On mesure ici toute la portée du contrôle exercé par le juge. Il ne s’agit pas pour l’administration de démontrer une impossibilité absolue de respecter l’orientation, mais a minima d’apporter des éléments de nature à expliquer pourquoi elle n’a pas pu être suivie. En l’espèce, aucune contrainte matérielle n’est invoquée, aucune saturation des effectifs n’est établie, aucune difficulté particulière n’est exposée. Le silence de l’administration face à la mise en demeure contentieuse est d’ailleurs révélateur : le mémoire en défense du recteur, enregistré le 2 septembre 2025, n’a même pas été communiqué à la partie adverse, ce qui traduit soit une carence dans le suivi du dossier, soit l’absence d’arguments juridiques solides à opposer à la requête.

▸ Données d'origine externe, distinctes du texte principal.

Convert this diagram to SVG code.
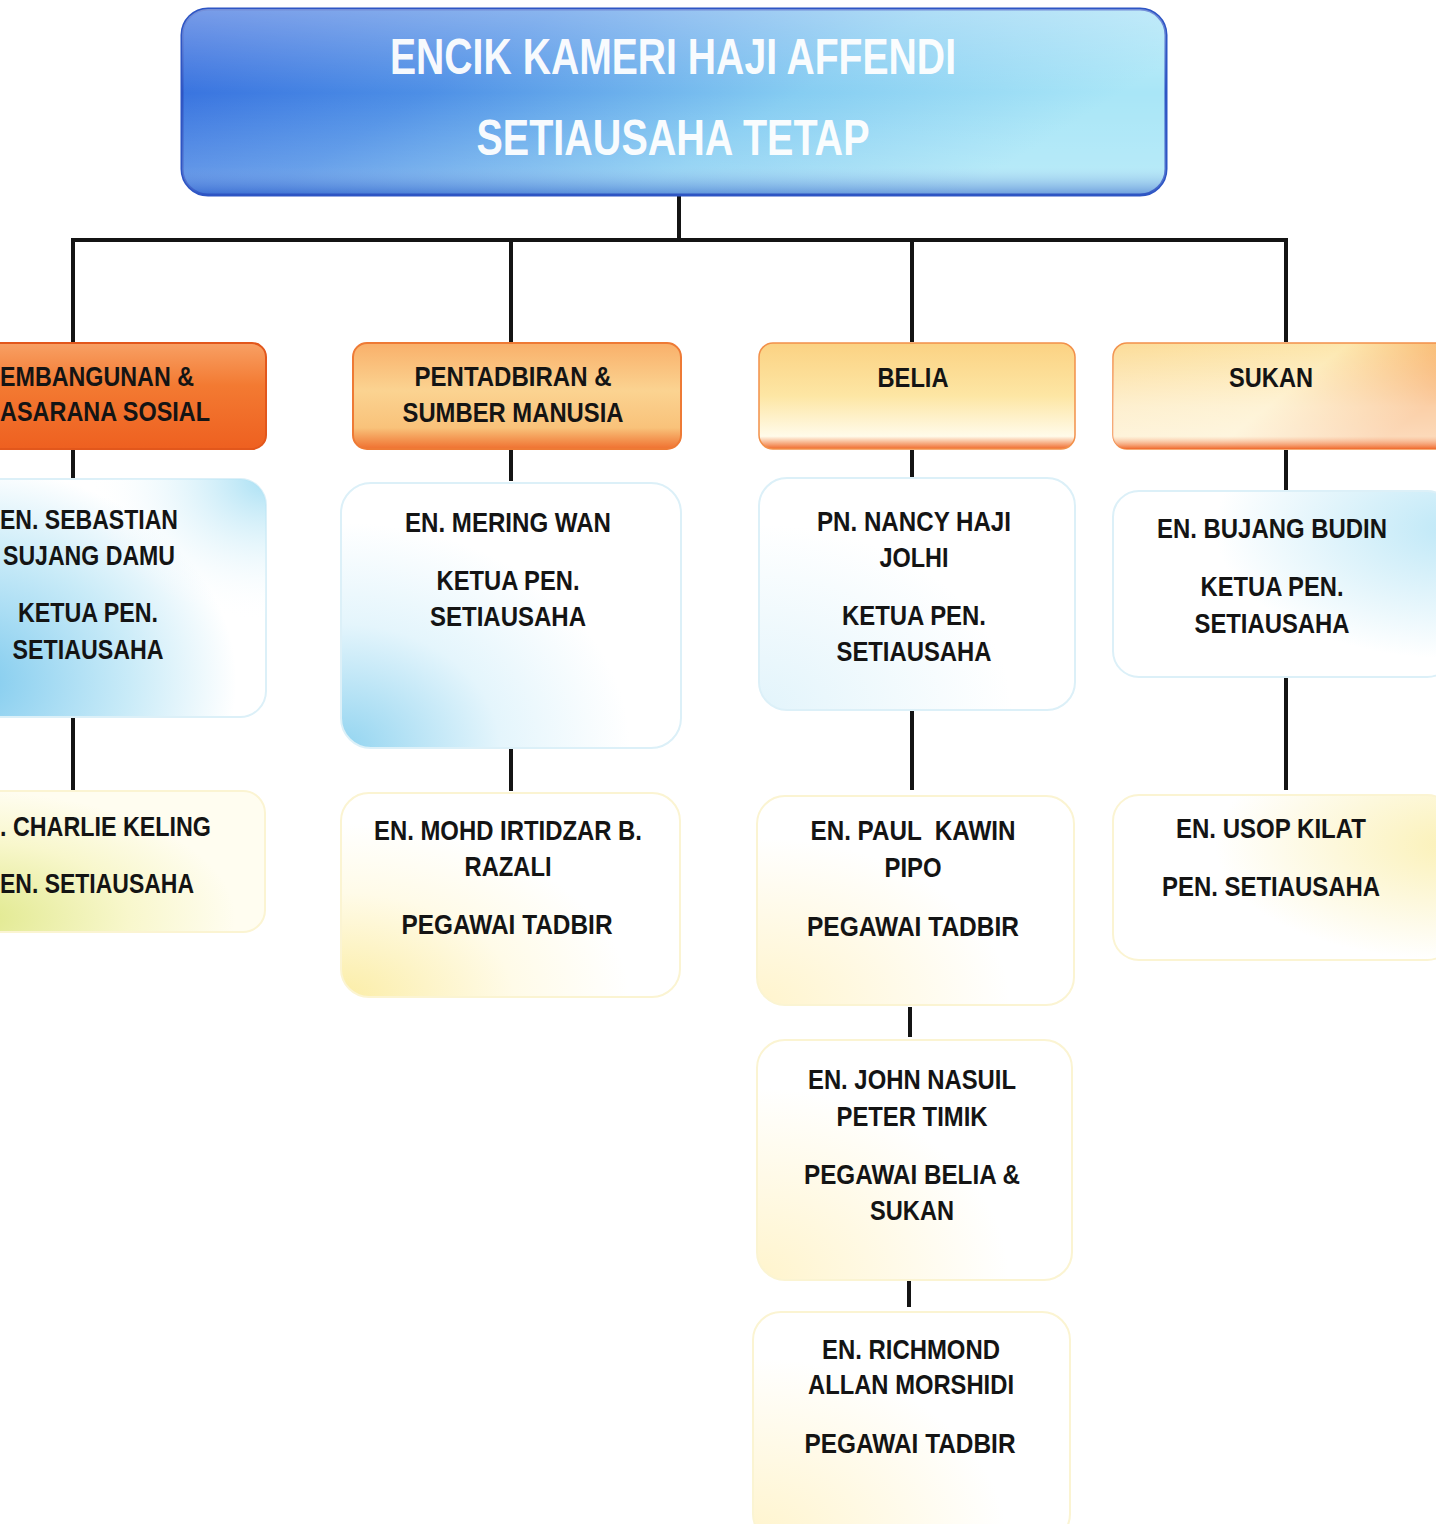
<svg xmlns="http://www.w3.org/2000/svg" width="1436" height="1524" viewBox="0 0 1436 1524">
<defs>
<style>
.t{font-family:"Liberation Sans Narrow","Liberation Sans",Arial,sans-serif;font-weight:bold;font-size:28px;fill:#141414;text-anchor:middle;white-space:pre}
.ts{text-anchor:start}
.title{font-family:"Liberation Sans Narrow","Liberation Sans",Arial,sans-serif;font-weight:bold;font-size:50px;fill:#ffffff;text-anchor:middle;opacity:0.95}
.ln{stroke:#141414;stroke-width:4;fill:none}
.bb{stroke:#dcf0f8;stroke-width:2}
.yb{stroke:#fbf4d2;stroke-width:2}
</style>
<linearGradient id="gTop" x1="0" y1="0" x2="1" y2="0.3">
<stop offset="0" stop-color="#2f66dc"/>
<stop offset="0.35" stop-color="#4d8fe6"/>
<stop offset="0.7" stop-color="#86cdf2"/>
<stop offset="1" stop-color="#a9e6f7"/>
</linearGradient>
<linearGradient id="gTopHi" x1="0" y1="0" x2="0" y2="1">
<stop offset="0" stop-color="#ffffff" stop-opacity="0.35"/>
<stop offset="0.45" stop-color="#ffffff" stop-opacity="0"/>
<stop offset="0.85" stop-color="#ffffff" stop-opacity="0.15"/>
<stop offset="1" stop-color="#2a50c0" stop-opacity="0.5"/>
</linearGradient>
<linearGradient id="gO1" x1="0" y1="0" x2="0" y2="1">
<stop offset="0" stop-color="#f8a064"/>
<stop offset="0.4" stop-color="#f37a32"/>
<stop offset="1" stop-color="#ee6020"/>
</linearGradient>
<linearGradient id="gO2" x1="0" y1="0" x2="0" y2="1">
<stop offset="0" stop-color="#f9b06a"/>
<stop offset="0.45" stop-color="#fbd391"/>
<stop offset="0.8" stop-color="#f9c27a"/>
<stop offset="1" stop-color="#ef7030"/>
</linearGradient>
<linearGradient id="gO3" x1="0" y1="0" x2="0" y2="1">
<stop offset="0" stop-color="#fbd283"/>
<stop offset="0.5" stop-color="#fde6a4"/>
<stop offset="0.88" stop-color="#fffbea"/>
<stop offset="1" stop-color="#f06a2c"/>
</linearGradient>
<linearGradient id="gO4" x1="0" y1="0" x2="1" y2="0.4">
<stop offset="0" stop-color="#fcdc98"/>
<stop offset="0.6" stop-color="#fde7ad"/>
<stop offset="1" stop-color="#f7a050"/>
</linearGradient>
<linearGradient id="gO4v" x1="0" y1="0" x2="0" y2="1">
<stop offset="0" stop-color="#ffffff" stop-opacity="0"/>
<stop offset="0.6" stop-color="#ffffff" stop-opacity="0.5"/>
<stop offset="0.88" stop-color="#ffffff" stop-opacity="0.6"/>
<stop offset="1" stop-color="#f06a2c" stop-opacity="1"/>
</linearGradient>
<radialGradient id="gB1" cx="0" cy="0.85" r="0.9">
<stop offset="0" stop-color="#7fcaee"/>
<stop offset="0.6" stop-color="#c9ebf8"/>
<stop offset="1" stop-color="#ffffff"/>
</radialGradient>
<radialGradient id="gB1b" cx="1" cy="0" r="0.6">
<stop offset="0" stop-color="#a9e0f4" stop-opacity="1"/>
<stop offset="1" stop-color="#ffffff" stop-opacity="0"/>
</radialGradient>
<radialGradient id="gB2" cx="0" cy="1" r="0.85">
<stop offset="0" stop-color="#92d4f0"/>
<stop offset="0.55" stop-color="#e4f5fc"/>
<stop offset="1" stop-color="#ffffff"/>
</radialGradient>
<radialGradient id="gB3" cx="0" cy="1" r="0.8">
<stop offset="0" stop-color="#e2f4fb"/>
<stop offset="1" stop-color="#ffffff"/>
</radialGradient>
<radialGradient id="gB4" cx="1" cy="0.2" r="0.7">
<stop offset="0" stop-color="#bfe8f7"/>
<stop offset="1" stop-color="#ffffff"/>
</radialGradient>
<radialGradient id="gY1" cx="0" cy="0.9" r="0.9">
<stop offset="0" stop-color="#dfe88a"/>
<stop offset="0.6" stop-color="#f8f7cc"/>
<stop offset="1" stop-color="#fffdf0"/>
</radialGradient>
<radialGradient id="gY2" cx="0" cy="1" r="0.85">
<stop offset="0" stop-color="#fbeda6"/>
<stop offset="0.6" stop-color="#fffbe8"/>
<stop offset="1" stop-color="#ffffff"/>
</radialGradient>
<radialGradient id="gY3" cx="0" cy="1" r="0.8">
<stop offset="0" stop-color="#fff4cc"/>
<stop offset="1" stop-color="#ffffff"/>
</radialGradient>
<radialGradient id="gY4" cx="1" cy="0.3" r="0.7">
<stop offset="0" stop-color="#fbf1b8"/>
<stop offset="1" stop-color="#ffffff"/>
</radialGradient>
</defs>
<rect width="1436" height="1524" fill="#ffffff"/>

<g id="connectors">
<line class="ln" x1="679" y1="192" x2="679" y2="240"/>
<line class="ln" x1="71" y1="240" x2="1288" y2="240"/>
<line class="ln" x1="73" y1="240" x2="73" y2="342"/>
<line class="ln" x1="511" y1="240" x2="511" y2="342"/>
<line class="ln" x1="912" y1="240" x2="912" y2="342"/>
<line class="ln" x1="1286" y1="240" x2="1286" y2="342"/>
<line class="ln" x1="73" y1="450" x2="73" y2="478"/>
<line class="ln" x1="511" y1="450" x2="511" y2="481"/>
<line class="ln" x1="912" y1="450" x2="912" y2="480"/>
<line class="ln" x1="1286" y1="450" x2="1286" y2="490"/>
<line class="ln" x1="73" y1="716" x2="73" y2="790"/>
<line class="ln" x1="511" y1="746" x2="511" y2="791"/>
<line class="ln" x1="912" y1="707" x2="912" y2="790"/>
<line class="ln" x1="1286" y1="673" x2="1286" y2="790"/>
<line class="ln" x1="910" y1="1007" x2="910" y2="1037"/>
<line class="ln" x1="909" y1="1280" x2="909" y2="1307"/>
</g>

<g id="n-top">
<rect x="182" y="9" width="984" height="186" rx="26" fill="url(#gTop)" stroke="#2d55c4" stroke-width="3"/>
<rect x="182" y="9" width="984" height="186" rx="26" fill="url(#gTopHi)"/>
<text class="title" x="673" y="74" textLength="566" lengthAdjust="spacingAndGlyphs">ENCIK KAMERI HAJI AFFENDI</text>
<text class="title" x="673" y="155" textLength="393" lengthAdjust="spacingAndGlyphs">SETIAUSAHA TETAP</text>
</g>

<g id="n-pembangunan">
<rect x="-30" y="343" width="296" height="106" rx="14" fill="url(#gO1)" stroke="#e2571c" stroke-width="2"/>
<text class="t ts" x="0" y="386" textLength="194" lengthAdjust="spacingAndGlyphs">EMBANGUNAN &amp;</text>
<text class="t ts" x="0" y="421" textLength="210" lengthAdjust="spacingAndGlyphs">ASARANA SOSIAL</text>
</g>
<g id="n-pentadbiran">
<rect x="353" y="343" width="328" height="106" rx="14" fill="url(#gO2)" stroke="#ee7a35" stroke-width="2"/>
<text class="t" x="513" y="386" textLength="197" lengthAdjust="spacingAndGlyphs">PENTADBIRAN &amp;</text>
<text class="t" x="513" y="422" textLength="221" lengthAdjust="spacingAndGlyphs">SUMBER MANUSIA</text>
</g>
<g id="n-belia">
<rect x="759" y="343" width="316" height="106" rx="14" fill="url(#gO3)" stroke="#f2904a" stroke-width="1.5"/>
<text class="t" x="913" y="387" textLength="71" lengthAdjust="spacingAndGlyphs">BELIA</text>
</g>
<g id="n-sukan">
<rect x="1113" y="343" width="340" height="106" rx="14" fill="url(#gO4)" stroke="#f2904a" stroke-width="1.5"/>
<rect x="1113" y="343" width="340" height="106" rx="14" fill="url(#gO4v)"/>
<text class="t" x="1271" y="387" textLength="84" lengthAdjust="spacingAndGlyphs">SUKAN</text>
</g>

<g id="n-sebastian">
<rect class="bb" x="-30" y="479" width="296" height="238" rx="26" fill="url(#gB1)"/>
<rect x="-30" y="479" width="296" height="238" rx="26" fill="url(#gB1b)"/>
<text class="t" x="89" y="529" textLength="178" lengthAdjust="spacingAndGlyphs">EN. SEBASTIAN</text>
<text class="t" x="89" y="565" textLength="172" lengthAdjust="spacingAndGlyphs">SUJANG DAMU</text>
<text class="t" x="88" y="622" textLength="140" lengthAdjust="spacingAndGlyphs">KETUA PEN.</text>
<text class="t" x="88" y="659" textLength="151" lengthAdjust="spacingAndGlyphs">SETIAUSAHA</text>
</g>
<g id="n-mering">
<rect class="bb" x="341" y="483" width="340" height="265" rx="30" fill="url(#gB2)"/>
<text class="t" x="508" y="532" textLength="206" lengthAdjust="spacingAndGlyphs">EN. MERING WAN</text>
<text class="t" x="508" y="590" textLength="143" lengthAdjust="spacingAndGlyphs">KETUA PEN.</text>
<text class="t" x="508" y="626" textLength="156" lengthAdjust="spacingAndGlyphs">SETIAUSAHA</text>
</g>
<g id="n-nancy">
<rect class="bb" x="759" y="478" width="316" height="232" rx="28" fill="url(#gB3)"/>
<text class="t" x="914" y="531" textLength="194" lengthAdjust="spacingAndGlyphs">PN. NANCY HAJI</text>
<text class="t" x="914" y="567" textLength="69" lengthAdjust="spacingAndGlyphs">JOLHI</text>
<text class="t" x="914" y="625" textLength="144" lengthAdjust="spacingAndGlyphs">KETUA PEN.</text>
<text class="t" x="914" y="661" textLength="155" lengthAdjust="spacingAndGlyphs">SETIAUSAHA</text>
</g>
<g id="n-bujang">
<rect class="bb" x="1113" y="491" width="340" height="186" rx="26" fill="url(#gB4)"/>
<text class="t" x="1272" y="538" textLength="230" lengthAdjust="spacingAndGlyphs">EN. BUJANG BUDIN</text>
<text class="t" x="1272" y="596" textLength="143" lengthAdjust="spacingAndGlyphs">KETUA PEN.</text>
<text class="t" x="1272" y="633" textLength="155" lengthAdjust="spacingAndGlyphs">SETIAUSAHA</text>
</g>

<g id="n-charlie">
<rect class="yb" x="-30" y="791" width="295" height="141" rx="22" fill="url(#gY1)"/>
<text class="t ts" x="0" y="836" textLength="211" lengthAdjust="spacingAndGlyphs">. CHARLIE KELING</text>
<text class="t ts" x="0" y="893" textLength="194" lengthAdjust="spacingAndGlyphs">EN. SETIAUSAHA</text>
</g>
<g id="n-mohd">
<rect class="yb" x="341" y="793" width="339" height="204" rx="28" fill="url(#gY2)"/>
<text class="t" x="508" y="840" textLength="268" lengthAdjust="spacingAndGlyphs">EN. MOHD IRTIDZAR B.</text>
<text class="t" x="508" y="876" textLength="87" lengthAdjust="spacingAndGlyphs">RAZALI</text>
<text class="t" x="507" y="934" textLength="211" lengthAdjust="spacingAndGlyphs">PEGAWAI TADBIR</text>
</g>
<g id="n-paul">
<rect class="yb" x="757" y="796" width="317" height="209" rx="28" fill="url(#gY3)"/>
<text class="t" x="913" y="840" textLength="205" lengthAdjust="spacingAndGlyphs" xml:space="preserve">EN. PAUL  KAWIN</text>
<text class="t" x="913" y="877" textLength="57" lengthAdjust="spacingAndGlyphs">PIPO</text>
<text class="t" x="913" y="936" textLength="212" lengthAdjust="spacingAndGlyphs">PEGAWAI TADBIR</text>
</g>
<g id="n-usop">
<rect class="yb" x="1113" y="795" width="340" height="165" rx="26" fill="url(#gY4)"/>
<text class="t" x="1271" y="838" textLength="190" lengthAdjust="spacingAndGlyphs">EN. USOP KILAT</text>
<text class="t" x="1271" y="896" textLength="218" lengthAdjust="spacingAndGlyphs">PEN. SETIAUSAHA</text>
</g>
<g id="n-john">
<rect class="yb" x="757" y="1040" width="315" height="240" rx="28" fill="url(#gY3)"/>
<text class="t" x="912" y="1089" textLength="208" lengthAdjust="spacingAndGlyphs">EN. JOHN NASUIL</text>
<text class="t" x="912" y="1126" textLength="151" lengthAdjust="spacingAndGlyphs">PETER TIMIK</text>
<text class="t" x="912" y="1184" textLength="216" lengthAdjust="spacingAndGlyphs">PEGAWAI BELIA &amp;</text>
<text class="t" x="912" y="1220" textLength="84" lengthAdjust="spacingAndGlyphs">SUKAN</text>
</g>
<g id="n-richmond">
<rect class="yb" x="753" y="1312" width="317" height="230" rx="28" fill="url(#gY3)"/>
<text class="t" x="911" y="1359" textLength="178" lengthAdjust="spacingAndGlyphs">EN. RICHMOND</text>
<text class="t" x="911" y="1394" textLength="206" lengthAdjust="spacingAndGlyphs">ALLAN MORSHIDI</text>
<text class="t" x="910" y="1453" textLength="211" lengthAdjust="spacingAndGlyphs">PEGAWAI TADBIR</text>
</g>
</svg>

Le tribunal en tire les conséquences logiques en qualifiant la décision d’erreur d’appréciation. Cette qualification juridique signifie que le recteur disposait certes d’une marge d’appréciation dans l’affectation de l’élève, mais que cette marge a été exercée de manière manifestement inappropriée au regard des circonstances de l’espèce. En affectant l’enfant en classe ordinaire alors qu’une orientation en ULIS avait été prononcée, sans justifier d’aucune contrainte rendant impossible le respect de cette orientation, l’administration a commis une erreur dans l’usage de son pouvoir discrétionnaire.

L’annulation de la décision d’affectation s’accompagne logiquement d’une injonction. Le tribunal va même au-delà de ce que demandait la requérante en raccourcissant le délai d’exécution : alors que celle-ci sollicitait un délai de quinze jours, le tribunal enjoint au recteur de procéder à l’affectation en ULIS dans un délai de trois jours seulement. Cette sévérité s’explique aisément : l’année scolaire est déjà commencée au moment où le jugement est rendu en septembre 2025, et chaque jour compte pour permettre à l’enfant de bénéficier effectivement du dispositif adapté à ses besoins. Le tribunal refuse toutefois d’assortir cette injonction d’une astreinte, considérant sans doute que la clarté du jugement et la brièveté du délai imparti suffisent à garantir son exécution.

Cette décision s’inscrit dans une jurisprudence désormais bien établie qui reconnaît aux familles d’enfants handicapés un véritable droit au respect des orientations prononcées par les CDAPH. Le juge administratif a progressivement durci son contrôle sur les décisions d’affectation scolaire qui s’écartent de ces orientations, exigeant de l’administration qu’elle justifie précisément des contraintes matérielles qui l’empêchent de les respecter. L’insuffisance notoire de places en dispositifs adaptés ne constitue plus une excuse suffisante : l’administration doit démontrer qu’elle a fait tout son possible pour créer les places nécessaires et qu’aucune solution alternative n’était envisageable.

Cette décision rappelle l’importance d’agir rapidement dès lors qu’une décision d’affectation ne respecte pas l’orientation prononcée. Le référé suspension peut également constituer une voie particulièrement efficace dans ces situations d’urgence où chaque jour de scolarisation inadaptée peut avoir des conséquences dommageables pour l’enfant. Elle confirme également que l’administration ne peut se contenter d’opposer des contraintes générales ou des difficultés abstraites : elle doit apporter au dossier des éléments précis et circonstanciés justifiant l’impossibilité de respecter l’orientation.